Written request
Every line that contains "this" counts once; give the total number of such lines, with no other words.

Available data
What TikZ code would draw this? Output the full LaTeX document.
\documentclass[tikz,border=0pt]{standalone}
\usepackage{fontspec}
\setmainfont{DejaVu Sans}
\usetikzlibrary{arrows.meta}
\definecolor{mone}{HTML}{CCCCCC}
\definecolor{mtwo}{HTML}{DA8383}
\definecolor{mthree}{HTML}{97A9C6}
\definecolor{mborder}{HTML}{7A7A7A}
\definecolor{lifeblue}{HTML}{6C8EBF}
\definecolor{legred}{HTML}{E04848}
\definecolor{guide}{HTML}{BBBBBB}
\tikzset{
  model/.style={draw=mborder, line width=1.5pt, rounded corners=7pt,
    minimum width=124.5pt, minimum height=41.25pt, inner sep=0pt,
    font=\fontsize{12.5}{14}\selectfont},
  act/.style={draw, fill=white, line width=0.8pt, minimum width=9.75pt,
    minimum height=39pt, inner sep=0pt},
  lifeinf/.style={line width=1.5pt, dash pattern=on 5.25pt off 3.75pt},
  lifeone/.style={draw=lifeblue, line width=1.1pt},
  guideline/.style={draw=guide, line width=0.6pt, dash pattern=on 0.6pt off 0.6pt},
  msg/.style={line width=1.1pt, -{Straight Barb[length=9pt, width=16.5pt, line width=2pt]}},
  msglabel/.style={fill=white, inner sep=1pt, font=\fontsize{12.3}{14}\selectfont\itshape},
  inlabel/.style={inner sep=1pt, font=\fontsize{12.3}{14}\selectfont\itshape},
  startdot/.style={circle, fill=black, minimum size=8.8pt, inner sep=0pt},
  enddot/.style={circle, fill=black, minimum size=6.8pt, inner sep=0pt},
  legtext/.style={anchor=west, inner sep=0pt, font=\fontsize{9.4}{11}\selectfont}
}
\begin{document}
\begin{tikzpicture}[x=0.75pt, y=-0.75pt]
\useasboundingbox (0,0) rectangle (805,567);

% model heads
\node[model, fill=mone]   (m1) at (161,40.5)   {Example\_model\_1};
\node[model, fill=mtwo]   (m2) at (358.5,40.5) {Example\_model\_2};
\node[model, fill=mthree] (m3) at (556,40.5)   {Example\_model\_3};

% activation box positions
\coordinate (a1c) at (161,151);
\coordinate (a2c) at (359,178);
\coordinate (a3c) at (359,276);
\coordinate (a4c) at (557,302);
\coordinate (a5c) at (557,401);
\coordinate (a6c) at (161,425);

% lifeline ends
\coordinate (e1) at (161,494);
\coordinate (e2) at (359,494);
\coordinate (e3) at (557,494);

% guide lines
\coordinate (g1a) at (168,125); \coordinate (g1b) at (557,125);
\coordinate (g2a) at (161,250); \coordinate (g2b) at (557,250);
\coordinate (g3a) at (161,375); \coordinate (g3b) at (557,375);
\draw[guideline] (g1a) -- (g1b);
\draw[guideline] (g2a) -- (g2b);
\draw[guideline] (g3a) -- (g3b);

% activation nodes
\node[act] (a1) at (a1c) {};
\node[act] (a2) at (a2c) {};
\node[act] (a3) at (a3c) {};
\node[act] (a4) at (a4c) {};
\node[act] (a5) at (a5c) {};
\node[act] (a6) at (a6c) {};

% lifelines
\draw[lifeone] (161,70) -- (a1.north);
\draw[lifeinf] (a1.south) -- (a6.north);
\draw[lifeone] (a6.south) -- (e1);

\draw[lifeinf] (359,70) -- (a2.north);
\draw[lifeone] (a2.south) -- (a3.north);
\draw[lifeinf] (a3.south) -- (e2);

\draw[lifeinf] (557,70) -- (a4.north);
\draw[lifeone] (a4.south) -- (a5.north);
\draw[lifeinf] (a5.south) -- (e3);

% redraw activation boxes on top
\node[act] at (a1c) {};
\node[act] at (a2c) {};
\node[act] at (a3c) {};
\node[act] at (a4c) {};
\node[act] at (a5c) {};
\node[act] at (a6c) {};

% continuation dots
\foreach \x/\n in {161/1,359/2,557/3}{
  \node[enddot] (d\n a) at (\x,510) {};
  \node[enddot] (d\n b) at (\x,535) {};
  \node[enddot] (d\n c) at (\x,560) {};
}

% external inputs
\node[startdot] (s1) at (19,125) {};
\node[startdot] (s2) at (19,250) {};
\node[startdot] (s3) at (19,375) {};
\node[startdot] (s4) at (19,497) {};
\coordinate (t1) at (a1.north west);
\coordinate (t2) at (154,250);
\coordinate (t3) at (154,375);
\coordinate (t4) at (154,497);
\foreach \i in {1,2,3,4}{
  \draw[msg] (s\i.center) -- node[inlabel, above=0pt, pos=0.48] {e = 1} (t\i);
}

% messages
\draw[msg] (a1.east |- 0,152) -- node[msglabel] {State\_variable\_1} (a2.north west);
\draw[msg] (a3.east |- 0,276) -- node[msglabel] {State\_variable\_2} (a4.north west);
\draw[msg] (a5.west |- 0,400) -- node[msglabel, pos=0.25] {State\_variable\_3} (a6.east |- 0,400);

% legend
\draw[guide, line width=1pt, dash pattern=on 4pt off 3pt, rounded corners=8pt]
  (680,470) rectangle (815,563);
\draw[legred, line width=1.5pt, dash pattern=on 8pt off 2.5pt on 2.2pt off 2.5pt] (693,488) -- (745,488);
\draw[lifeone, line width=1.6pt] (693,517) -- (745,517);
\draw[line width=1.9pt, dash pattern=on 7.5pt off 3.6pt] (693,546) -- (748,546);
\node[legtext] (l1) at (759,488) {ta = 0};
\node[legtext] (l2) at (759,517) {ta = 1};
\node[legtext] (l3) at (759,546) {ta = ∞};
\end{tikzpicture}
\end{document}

--

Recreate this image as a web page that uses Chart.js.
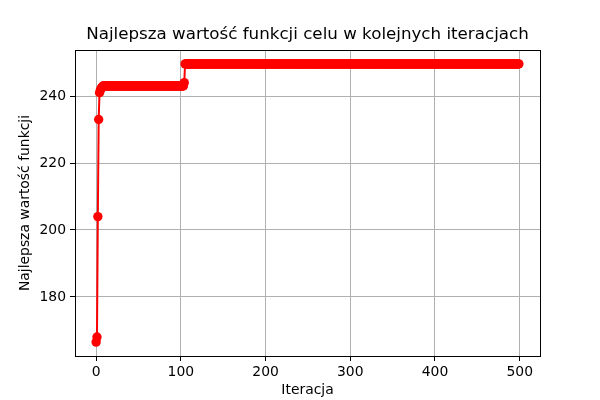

Task result
2